### Directive
Do not copy the pictures; transcribe all other material exactly.

• • • • • • •

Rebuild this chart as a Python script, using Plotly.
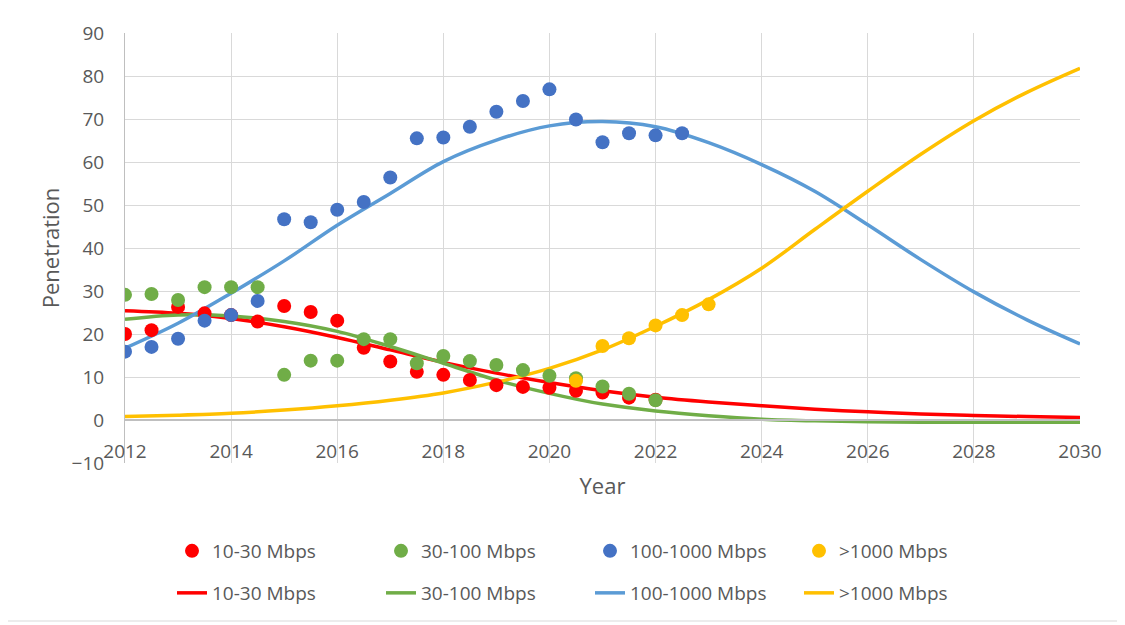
import plotly.graph_objects as go

# ---- data ----
years_obs = [2012, 2012.5, 2013, 2013.5, 2014, 2014.5, 2015, 2015.5, 2016, 2016.5,
             2017, 2017.5, 2018, 2018.5, 2019, 2019.5, 2020, 2020.5, 2021, 2021.5, 2022]
red_obs = [20.0, 20.9, 26.3, 24.8, 24.4, 22.9, 26.5, 25.1, 23.1, 16.8,
           13.6, 11.2, 10.5, 9.3, 8.1, 7.7, 7.5, 6.8, 6.4, 5.2, 4.7]
green_obs = [29.1, 29.3, 27.9, 30.9, 30.9, 30.9, 10.5, 13.8, 13.8, 18.8,
             18.8, 13.2, 14.9, 13.7, 12.8, 11.6, 10.3, 9.7, 7.8, 6.1, 4.6]
years_blue = [2012, 2012.5, 2013, 2013.5, 2014, 2014.5, 2015, 2015.5, 2016, 2016.5,
              2017, 2017.5, 2018, 2018.5, 2019, 2019.5, 2020, 2020.5, 2021, 2021.5, 2022, 2022.5]
blue_obs = [15.9, 17.0, 18.9, 23.1, 24.4, 27.7, 46.7, 46.0, 48.9, 50.7,
            56.4, 65.5, 65.7, 68.2, 71.7, 74.2, 76.9, 69.9, 64.6, 66.7, 66.2, 66.7]
years_yellow = [2020.5, 2021, 2021.5, 2022, 2022.5, 2023]
yellow_obs = [9.1, 17.2, 19.0, 22.0, 24.4, 26.9]

years_fit = [2012, 2013, 2014, 2015, 2016, 2017, 2018, 2019, 2020, 2021,
             2022, 2023, 2024, 2025, 2026, 2027, 2028, 2029, 2030]
red_fit = [25.4, 24.8, 23.6, 21.7, 19.2, 16.3, 13.4, 10.9, 8.7, 6.8,
           5.3, 4.2, 3.3, 2.5, 1.9, 1.4, 1.05, 0.8, 0.6]
green_fit = [23.4, 24.4, 24.2, 22.9, 20.6, 17.1, 13.2, 9.3, 6.2, 3.7,
             2.1, 1.0, 0.2, -0.2, -0.4, -0.5, -0.5, -0.5, -0.5]
blue_fit = [16.7, 22.5, 29.5, 37.0, 45.3, 52.7, 60.1, 65.1, 68.4, 69.4,
            68.2, 64.5, 59.4, 53.2, 45.4, 37.3, 29.8, 23.3, 17.7]
yellow_fit = [0.8, 1.1, 1.55, 2.3, 3.3, 4.6, 6.3, 8.8, 12.0, 16.3,
              21.8, 28.0, 35.3, 44.3, 53.2, 61.8, 69.6, 76.2, 81.8]

labels = ["10-30 Mbps", "30-100 Mbps", "100-1000 Mbps", ">1000 Mbps"]
marker_colors = ["#FF0000", "#70AD47", "#4472C4", "#FFC000"]
line_colors = ["#FF0000", "#70AD47", "#5B9BD5", "#FFC000"]

FONT = "Open Sans"
TXT = "#595959"

fig = go.Figure()

# fitted curves (drawn first, markers on top)
for name, ys, col in zip(labels, [red_fit, green_fit, blue_fit, yellow_fit], line_colors):
    fig.add_trace(go.Scatter(x=years_fit, y=ys, mode="lines", name=name,
                             line=dict(color=col, width=3.5, shape="spline", smoothing=1.0),
                             legend="legend2", hoverinfo="skip"))

obs = [(years_obs, red_obs), (years_obs, green_obs), (years_blue, blue_obs), (years_yellow, yellow_obs)]
for name, (xs, ys), col in zip(labels, obs, marker_colors):
    fig.add_trace(go.Scatter(x=xs, y=ys, mode="markers", name=name,
                             marker=dict(color=col, size=14, line=dict(width=0)),
                             legend="legend", hoverinfo="skip"))

# the page body adds an 8px offset; size the figure so page pixels match the reference
OFF = 8
W, H = 1125 - OFF, 625 - OFF
L, T = 125 - OFF, 33 - OFF
R = W - (1080 - OFF)
B = H - (463 - OFF)
pw, ph = W - L - R, H - T - B

def px_x(p):  # page pixel -> paper x
    return (p - OFF - L) / pw

def px_y(p):  # page pixel -> paper y
    return (H - B - (p - OFF)) / ph

fig.update_layout(
    width=W, height=H,
    margin=dict(l=L, r=R, t=T, b=B, autoexpand=False),
    paper_bgcolor="white", plot_bgcolor="white",
    font=dict(family=FONT, color=TXT, size=19),
    xaxis=dict(range=[2012, 2030], dtick=2, tick0=2012, showgrid=True,
               gridcolor="#D9D9D9", gridwidth=1, zeroline=False, automargin=False,
               anchor="free", position=0.1, showline=True, linecolor="#BFBFBF",
               linewidth=1.5, ticks="", ticklabelstandoff=14,
               tickfont=dict(size=19, color=TXT, family=FONT),
               title=dict(text="Year", font=dict(size=22, color=TXT, family=FONT), standoff=15)),
    yaxis=dict(range=[-10, 90], dtick=10, showgrid=True, gridcolor="#D9D9D9",
               gridwidth=1, zeroline=False, showline=True, linecolor="#BFBFBF",
               linewidth=1, ticks="", ticklabelstandoff=16, automargin=False,
               tickfont=dict(size=19, color=TXT, family=FONT),
               title=dict(text="Penetration", font=dict(size=22, color=TXT, family=FONT), standoff=5)),
    legend=dict(orientation="h", x=px_x(172), xanchor="left", y=px_y(551), yanchor="middle",
                entrywidth=164, entrywidthmode="pixels", bgcolor="rgba(0,0,0,0)",
                font=dict(size=19, color=TXT, family=FONT), traceorder="normal"),
    legend2=dict(orientation="h", x=px_x(172), xanchor="left", y=px_y(593), yanchor="middle",
                 entrywidth=164, entrywidthmode="pixels", bgcolor="rgba(0,0,0,0)",
                 font=dict(size=19, color=TXT, family=FONT), traceorder="normal"),
    shapes=[dict(type="rect", xref="paper", yref="paper",
                 x0=px_x(5), x1=px_x(1120), y0=px_y(5), y1=px_y(621),
                 line=dict(color="#D9D9D9", width=1), fillcolor="rgba(0,0,0,0)", layer="below")],
)

fig.write_html("out.html")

• • • • • • •

### The answer
Rebuild this chart as a Python script, using Plotly.
import plotly.graph_objects as go

# ---- data ----
years_obs = [2012, 2012.5, 2013, 2013.5, 2014, 2014.5, 2015, 2015.5, 2016, 2016.5,
             2017, 2017.5, 2018, 2018.5, 2019, 2019.5, 2020, 2020.5, 2021, 2021.5, 2022]
red_obs = [20.0, 20.9, 26.3, 24.8, 24.4, 22.9, 26.5, 25.1, 23.1, 16.8,
           13.6, 11.2, 10.5, 9.3, 8.1, 7.7, 7.5, 6.8, 6.4, 5.2, 4.7]
green_obs = [29.1, 29.3, 27.9, 30.9, 30.9, 30.9, 10.5, 13.8, 13.8, 18.8,
             18.8, 13.2, 14.9, 13.7, 12.8, 11.6, 10.3, 9.7, 7.8, 6.1, 4.6]
years_blue = [2012, 2012.5, 2013, 2013.5, 2014, 2014.5, 2015, 2015.5, 2016, 2016.5,
              2017, 2017.5, 2018, 2018.5, 2019, 2019.5, 2020, 2020.5, 2021, 2021.5, 2022, 2022.5]
blue_obs = [15.9, 17.0, 18.9, 23.1, 24.4, 27.7, 46.7, 46.0, 48.9, 50.7,
            56.4, 65.5, 65.7, 68.2, 71.7, 74.2, 76.9, 69.9, 64.6, 66.7, 66.2, 66.7]
years_yellow = [2020.5, 2021, 2021.5, 2022, 2022.5, 2023]
yellow_obs = [9.1, 17.2, 19.0, 22.0, 24.4, 26.9]

years_fit = [2012, 2013, 2014, 2015, 2016, 2017, 2018, 2019, 2020, 2021,
             2022, 2023, 2024, 2025, 2026, 2027, 2028, 2029, 2030]
red_fit = [25.4, 24.8, 23.6, 21.7, 19.2, 16.3, 13.4, 10.9, 8.7, 6.8,
           5.3, 4.2, 3.3, 2.5, 1.9, 1.4, 1.05, 0.8, 0.6]
green_fit = [23.4, 24.4, 24.2, 22.9, 20.6, 17.1, 13.2, 9.3, 6.2, 3.7,
             2.1, 1.0, 0.2, -0.2, -0.4, -0.5, -0.5, -0.5, -0.5]
blue_fit = [16.7, 22.5, 29.5, 37.0, 45.3, 52.7, 60.1, 65.1, 68.4, 69.4,
            68.2, 64.5, 59.4, 53.2, 45.4, 37.3, 29.8, 23.3, 17.7]
yellow_fit = [0.8, 1.1, 1.55, 2.3, 3.3, 4.6, 6.3, 8.8, 12.0, 16.3,
              21.8, 28.0, 35.3, 44.3, 53.2, 61.8, 69.6, 76.2, 81.8]

labels = ["10-30 Mbps", "30-100 Mbps", "100-1000 Mbps", ">1000 Mbps"]
marker_colors = ["#FF0000", "#70AD47", "#4472C4", "#FFC000"]
line_colors = ["#FF0000", "#70AD47", "#5B9BD5", "#FFC000"]

FONT = "Open Sans"
TXT = "#595959"

fig = go.Figure()

# fitted curves (drawn first, markers on top)
for name, ys, col in zip(labels, [red_fit, green_fit, blue_fit, yellow_fit], line_colors):
    fig.add_trace(go.Scatter(x=years_fit, y=ys, mode="lines", name=name,
                             line=dict(color=col, width=3.5, shape="spline", smoothing=1.0),
                             legend="legend2", hoverinfo="skip"))

obs = [(years_obs, red_obs), (years_obs, green_obs), (years_blue, blue_obs), (years_yellow, yellow_obs)]
for name, (xs, ys), col in zip(labels, obs, marker_colors):
    fig.add_trace(go.Scatter(x=xs, y=ys, mode="markers", name=name,
                             marker=dict(color=col, size=14, line=dict(width=0)),
                             legend="legend", hoverinfo="skip"))

# the page body adds an 8px offset; size the figure so page pixels match the reference
OFF = 8
W, H = 1125 - OFF, 625 - OFF
L, T = 125 - OFF, 33 - OFF
R = W - (1080 - OFF)
B = H - (463 - OFF)
pw, ph = W - L - R, H - T - B

def px_x(p):  # page pixel -> paper x
    return (p - OFF - L) / pw

def px_y(p):  # page pixel -> paper y
    return (H - B - (p - OFF)) / ph

fig.update_layout(
    width=W, height=H,
    margin=dict(l=L, r=R, t=T, b=B, autoexpand=False),
    paper_bgcolor="white", plot_bgcolor="white",
    font=dict(family=FONT, color=TXT, size=19),
    xaxis=dict(range=[2012, 2030], dtick=2, tick0=2012, showgrid=True,
               gridcolor="#D9D9D9", gridwidth=1, zeroline=False, automargin=False,
               anchor="free", position=0.1, showline=True, linecolor="#BFBFBF",
               linewidth=1.5, ticks="", ticklabelstandoff=14,
               tickfont=dict(size=19, color=TXT, family=FONT),
               title=dict(text="Year", font=dict(size=22, color=TXT, family=FONT), standoff=15)),
    yaxis=dict(range=[-10, 90], dtick=10, showgrid=True, gridcolor="#D9D9D9",
               gridwidth=1, zeroline=False, showline=True, linecolor="#BFBFBF",
               linewidth=1, ticks="", ticklabelstandoff=16, automargin=False,
               tickfont=dict(size=19, color=TXT, family=FONT),
               title=dict(text="Penetration", font=dict(size=22, color=TXT, family=FONT), standoff=5)),
    legend=dict(orientation="h", x=px_x(172), xanchor="left", y=px_y(551), yanchor="middle",
                entrywidth=164, entrywidthmode="pixels", bgcolor="rgba(0,0,0,0)",
                font=dict(size=19, color=TXT, family=FONT), traceorder="normal"),
    legend2=dict(orientation="h", x=px_x(172), xanchor="left", y=px_y(593), yanchor="middle",
                 entrywidth=164, entrywidthmode="pixels", bgcolor="rgba(0,0,0,0)",
                 font=dict(size=19, color=TXT, family=FONT), traceorder="normal"),
    shapes=[dict(type="rect", xref="paper", yref="paper",
                 x0=px_x(5), x1=px_x(1120), y0=px_y(5), y1=px_y(621),
                 line=dict(color="#D9D9D9", width=1), fillcolor="rgba(0,0,0,0)", layer="below")],
)

fig.write_html("out.html")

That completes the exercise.